To help prevent future spills, Congressman Sherman joined with his colleagues to introduce the Deepwater Horizon Inquiry Commission Act (H.R. 5241), which would establish an independent, non-partisan commission to investigate the devastating oil spill in the Gulf of Mexico and provide recommendations to avoid such disasters in the future. President Obama issued an executive order modeled on this legislation to establish a commission. Congressman Sherman joined with his colleagues to introduce H.R. 5481 to give the commission subpoena power as part of its investigation. The bill passed in the House on June 23, 2010 and is now awaiting action in the Senate.

For many years, Brad Sherman has been a leader in the fight against drilling off the coast of California. Congressman Sherman joined with his colleagues to introduce the West Coast Ocean Protection Act (H.R. 5213), which would permanently prohibit offshore drilling in federal waters off the Pacific Coast. This bill is pending before the Committee on Natural Resources Subcommittee on Energy and Mineral Resources.

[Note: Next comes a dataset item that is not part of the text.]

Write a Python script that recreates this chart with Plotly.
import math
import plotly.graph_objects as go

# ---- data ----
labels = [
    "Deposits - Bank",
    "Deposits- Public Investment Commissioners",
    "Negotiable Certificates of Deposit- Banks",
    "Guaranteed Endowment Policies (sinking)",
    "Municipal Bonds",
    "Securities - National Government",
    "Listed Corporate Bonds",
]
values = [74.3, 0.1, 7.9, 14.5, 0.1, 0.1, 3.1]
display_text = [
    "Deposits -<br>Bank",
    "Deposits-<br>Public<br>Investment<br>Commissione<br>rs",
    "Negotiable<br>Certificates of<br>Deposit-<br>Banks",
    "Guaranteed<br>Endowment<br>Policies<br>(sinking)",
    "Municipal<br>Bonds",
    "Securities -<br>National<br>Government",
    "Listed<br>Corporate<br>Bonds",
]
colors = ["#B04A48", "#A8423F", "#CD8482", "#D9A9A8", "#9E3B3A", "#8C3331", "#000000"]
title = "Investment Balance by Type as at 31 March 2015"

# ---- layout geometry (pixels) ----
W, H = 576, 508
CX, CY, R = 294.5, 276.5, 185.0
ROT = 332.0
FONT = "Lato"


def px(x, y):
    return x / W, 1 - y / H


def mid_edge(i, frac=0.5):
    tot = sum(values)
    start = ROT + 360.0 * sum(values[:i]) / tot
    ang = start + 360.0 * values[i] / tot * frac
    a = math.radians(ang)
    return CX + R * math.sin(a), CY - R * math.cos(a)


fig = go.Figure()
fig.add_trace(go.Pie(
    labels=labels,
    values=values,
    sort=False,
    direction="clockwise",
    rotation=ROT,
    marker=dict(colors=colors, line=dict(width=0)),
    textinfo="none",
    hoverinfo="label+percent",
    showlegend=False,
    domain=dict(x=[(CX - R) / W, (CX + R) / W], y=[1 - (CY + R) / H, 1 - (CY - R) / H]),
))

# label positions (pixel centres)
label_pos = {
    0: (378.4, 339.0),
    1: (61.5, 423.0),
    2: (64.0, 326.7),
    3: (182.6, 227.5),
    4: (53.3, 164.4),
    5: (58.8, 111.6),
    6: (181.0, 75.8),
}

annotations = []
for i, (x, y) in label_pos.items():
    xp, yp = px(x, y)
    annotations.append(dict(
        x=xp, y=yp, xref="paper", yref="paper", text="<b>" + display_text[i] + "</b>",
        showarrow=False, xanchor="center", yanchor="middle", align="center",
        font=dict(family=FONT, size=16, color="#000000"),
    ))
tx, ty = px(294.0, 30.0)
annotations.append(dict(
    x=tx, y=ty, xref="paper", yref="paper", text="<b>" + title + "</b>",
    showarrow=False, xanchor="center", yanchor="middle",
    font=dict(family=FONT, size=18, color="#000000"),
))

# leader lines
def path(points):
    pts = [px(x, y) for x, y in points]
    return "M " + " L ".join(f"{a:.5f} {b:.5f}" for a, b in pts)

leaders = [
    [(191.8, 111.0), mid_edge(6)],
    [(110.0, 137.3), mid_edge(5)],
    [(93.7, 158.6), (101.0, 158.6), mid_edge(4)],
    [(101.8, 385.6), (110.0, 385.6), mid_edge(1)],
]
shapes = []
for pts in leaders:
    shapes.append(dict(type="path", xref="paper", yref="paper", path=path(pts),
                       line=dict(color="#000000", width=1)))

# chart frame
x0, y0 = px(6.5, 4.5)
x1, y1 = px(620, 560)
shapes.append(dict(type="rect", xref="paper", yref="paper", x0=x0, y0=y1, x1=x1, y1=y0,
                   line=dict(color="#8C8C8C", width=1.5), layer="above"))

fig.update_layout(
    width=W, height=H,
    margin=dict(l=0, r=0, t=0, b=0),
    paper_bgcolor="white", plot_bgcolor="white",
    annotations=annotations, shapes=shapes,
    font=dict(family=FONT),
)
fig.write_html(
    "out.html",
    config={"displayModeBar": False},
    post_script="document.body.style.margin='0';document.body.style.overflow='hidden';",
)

The Santa Monica Mountains and the Rim of the Valley

The Santa Monica Mountains National Recreation Area is a national treasure right in our backyard, and it is the world's largest urban national park. Over the years, Brad Sherman has secured more than $20 million to enhance and maintain this scenic area. These funds have enabled the construction of the Backbone Trail and acquisition of the King Gillette Ranch -- the future home of the National Park Services' Anthony C. Beilenson Visitor Center.

The Interior and Environment Appropriations Subcommittee approved $3.75 million this summer to purchase core habitat in Zuma and Trancas Canyons in the Santa Monica Mountains. This funding was one of the National Park Service's highest priorities for land acquisition because the land provides wildlife corridors and was in danger of development.

As part of Congressman Sherman's efforts to protect the Santa Monica Mountains from development, the Congressman joined with his colleague Adam Schiff in introducing The Rim of the Valley Corridor Study Act, which became law in 2008. This law directs the Secretary of Interior to study the feasibility of expanding the Santa Monica Mountains National Recreation Area to include the area known as the "Rim of the Valley Corridor." The Rim of the Valley Corridor includes areas within the Santa Susana Mountains, just north of Granada Hills and Northridge. The study will explore ways to protect wildlife populations, establish connections along the Rim of the Valley trail system, preserve access to open space and recreation, and respect the needs of nearby communities.